■ To do ■
Repeat the material verbatim and drop the pictures.

■ Data shown ■
----------
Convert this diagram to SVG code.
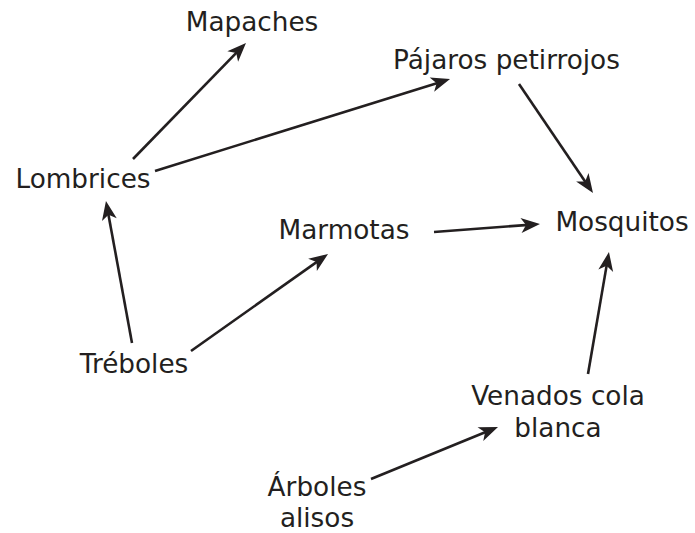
<svg xmlns="http://www.w3.org/2000/svg" width="695" height="533" viewBox="0 0 695 533">
<style>
text{font-family:"DejaVu Sans","Verdana",sans-serif;font-size:26.3px;fill:#231f20;text-anchor:middle}
.c line{stroke:#231f20;stroke-width:2.6;fill:none;marker-end:url(#ah)}
</style>
<defs>
<marker id="ah" markerUnits="userSpaceOnUse" markerWidth="30" markerHeight="30" viewBox="-15 -15 30 30" refX="0" refY="0" orient="auto">
<path d="M8,0 L-11,-7.5 L-6,0 L-11,7.5 Z" fill="#231f20"/>
</marker>
</defs>
<rect width="695" height="533" fill="#fff"/>
<g class="c" id="connectors">
<line x1="133" y1="159" x2="240.4" y2="48.7"/>
<line x1="155" y1="171" x2="442.4" y2="81.4"/>
<line x1="519" y1="84" x2="588.5" y2="186.4"/>
<line x1="434" y1="232" x2="532" y2="224.6"/>
<line x1="132" y1="343" x2="107.4" y2="208.9"/>
<line x1="191" y1="351" x2="321.5" y2="258.6"/>
<line x1="588" y1="374" x2="607.6" y2="259.9"/>
<line x1="371" y1="479" x2="490.6" y2="430"/>
</g>
<g id="mapaches"><text x="252" y="31">Mapaches</text></g>
<g id="pajaros"><text x="506.5" y="69">Pájaros petirrojos</text></g>
<g id="lombrices"><text x="83" y="188">Lombrices</text></g>
<g id="marmotas"><text x="344" y="239">Marmotas</text></g>
<g id="mosquitos"><text x="622" y="231">Mosquitos</text></g>
<g id="treboles"><text x="134" y="373">Tréboles</text></g>
<g id="venados"><text x="558" y="405">Venados cola</text><text x="558" y="437">blanca</text></g>
<g id="arboles"><text x="317" y="496">Árboles</text><text x="317" y="527">alisos</text></g>
</svg>
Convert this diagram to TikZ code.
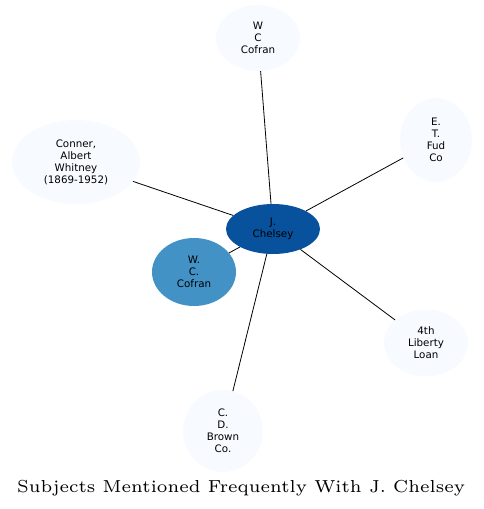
\documentclass[tikz,border=0pt]{standalone}
\usepackage{fontspec}
\usepackage{tikz}
\usetikzlibrary{shapes.geometric}
\usepackage{xcolor}
\newfontfamily\nodefont{DejaVu Sans}
\definecolor{pale}{HTML}{F7FBFF}
\definecolor{midblue}{HTML}{4292C6}
\definecolor{deepblue}{HTML}{08519C}

\begin{document}
\begin{tikzpicture}[x=1pt,y=-1pt,
    subj/.style={ellipse,fill=pale,inner sep=0pt,align=center,
      font=\nodefont\fontsize{10.3}{12}\selectfont},
    link/.style={black,line width=0.8pt}]
    \useasboundingbox (0,0) rectangle (484,509);
    \node[subj,fill=deepblue,minimum width=94pt,minimum height=50pt] (chelsey) at (273,229) {J.\\Chelsey};
    \node[subj,minimum width=84pt,minimum height=66pt] (wcofran) at (258,38) {W\\C\\Cofran};
    \node[subj,minimum width=128pt,minimum height=84pt] (conner) at (76,162) {Conner,\\Albert\\Whitney\\(1869-1952)};
    \node[subj,minimum width=72pt,minimum height=84pt] (fud) at (436,140) {E.\\T.\\Fud\\Co};
    \node[subj,fill=midblue,minimum width=84pt,minimum height=68pt] (wccofran) at (194,272) {W.\\C.\\Cofran};
    \node[subj,minimum width=84pt,minimum height=67pt] (loan) at (426,343) {4th\\Liberty\\Loan};
    \node[subj,minimum width=80pt,minimum height=82pt] (brown) at (223,431) {C.\\D.\\Brown\\Co.};
    \draw[link] (chelsey) -- (wcofran);
    \draw[link] (chelsey) -- (conner);
    \draw[link] (chelsey) -- (fud);
    \draw[link] (chelsey) -- (wccofran);
    \draw[link] (chelsey) -- (loan);
    \draw[link] (chelsey) -- (brown);
    \node[scale=2.9,transform shape,inner sep=0pt,font=\fontsize{6}{7}\selectfont] (title) at (241,488) {Subjects Mentioned Frequently With J. Chelsey};
  \end{tikzpicture}
\end{document}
----------
■ Task solution ■
Convert this diagram to SVG code.
<svg xmlns="http://www.w3.org/2000/svg" width="695" height="533" viewBox="0 0 695 533">
<style>
text{font-family:"DejaVu Sans","Verdana",sans-serif;font-size:26.3px;fill:#231f20;text-anchor:middle}
.c line{stroke:#231f20;stroke-width:2.6;fill:none;marker-end:url(#ah)}
</style>
<defs>
<marker id="ah" markerUnits="userSpaceOnUse" markerWidth="30" markerHeight="30" viewBox="-15 -15 30 30" refX="0" refY="0" orient="auto">
<path d="M8,0 L-11,-7.5 L-6,0 L-11,7.5 Z" fill="#231f20"/>
</marker>
</defs>
<rect width="695" height="533" fill="#fff"/>
<g class="c" id="connectors">
<line x1="133" y1="159" x2="240.4" y2="48.7"/>
<line x1="155" y1="171" x2="442.4" y2="81.4"/>
<line x1="519" y1="84" x2="588.5" y2="186.4"/>
<line x1="434" y1="232" x2="532" y2="224.6"/>
<line x1="132" y1="343" x2="107.4" y2="208.9"/>
<line x1="191" y1="351" x2="321.5" y2="258.6"/>
<line x1="588" y1="374" x2="607.6" y2="259.9"/>
<line x1="371" y1="479" x2="490.6" y2="430"/>
</g>
<g id="mapaches"><text x="252" y="31">Mapaches</text></g>
<g id="pajaros"><text x="506.5" y="69">Pájaros petirrojos</text></g>
<g id="lombrices"><text x="83" y="188">Lombrices</text></g>
<g id="marmotas"><text x="344" y="239">Marmotas</text></g>
<g id="mosquitos"><text x="622" y="231">Mosquitos</text></g>
<g id="treboles"><text x="134" y="373">Tréboles</text></g>
<g id="venados"><text x="558" y="405">Venados cola</text><text x="558" y="437">blanca</text></g>
<g id="arboles"><text x="317" y="496">Árboles</text><text x="317" y="527">alisos</text></g>
</svg>
Convert this diagram to TikZ code.
\documentclass[tikz,border=0pt]{standalone}
\usepackage{fontspec}
\usepackage{tikz}
\usetikzlibrary{shapes.geometric}
\usepackage{xcolor}
\newfontfamily\nodefont{DejaVu Sans}
\definecolor{pale}{HTML}{F7FBFF}
\definecolor{midblue}{HTML}{4292C6}
\definecolor{deepblue}{HTML}{08519C}

\begin{document}
\begin{tikzpicture}[x=1pt,y=-1pt,
    subj/.style={ellipse,fill=pale,inner sep=0pt,align=center,
      font=\nodefont\fontsize{10.3}{12}\selectfont},
    link/.style={black,line width=0.8pt}]
    \useasboundingbox (0,0) rectangle (484,509);
    \node[subj,fill=deepblue,minimum width=94pt,minimum height=50pt] (chelsey) at (273,229) {J.\\Chelsey};
    \node[subj,minimum width=84pt,minimum height=66pt] (wcofran) at (258,38) {W\\C\\Cofran};
    \node[subj,minimum width=128pt,minimum height=84pt] (conner) at (76,162) {Conner,\\Albert\\Whitney\\(1869-1952)};
    \node[subj,minimum width=72pt,minimum height=84pt] (fud) at (436,140) {E.\\T.\\Fud\\Co};
    \node[subj,fill=midblue,minimum width=84pt,minimum height=68pt] (wccofran) at (194,272) {W.\\C.\\Cofran};
    \node[subj,minimum width=84pt,minimum height=67pt] (loan) at (426,343) {4th\\Liberty\\Loan};
    \node[subj,minimum width=80pt,minimum height=82pt] (brown) at (223,431) {C.\\D.\\Brown\\Co.};
    \draw[link] (chelsey) -- (wcofran);
    \draw[link] (chelsey) -- (conner);
    \draw[link] (chelsey) -- (fud);
    \draw[link] (chelsey) -- (wccofran);
    \draw[link] (chelsey) -- (loan);
    \draw[link] (chelsey) -- (brown);
    \node[scale=2.9,transform shape,inner sep=0pt,font=\fontsize{6}{7}\selectfont] (title) at (241,488) {Subjects Mentioned Frequently With J. Chelsey};
  \end{tikzpicture}
\end{document}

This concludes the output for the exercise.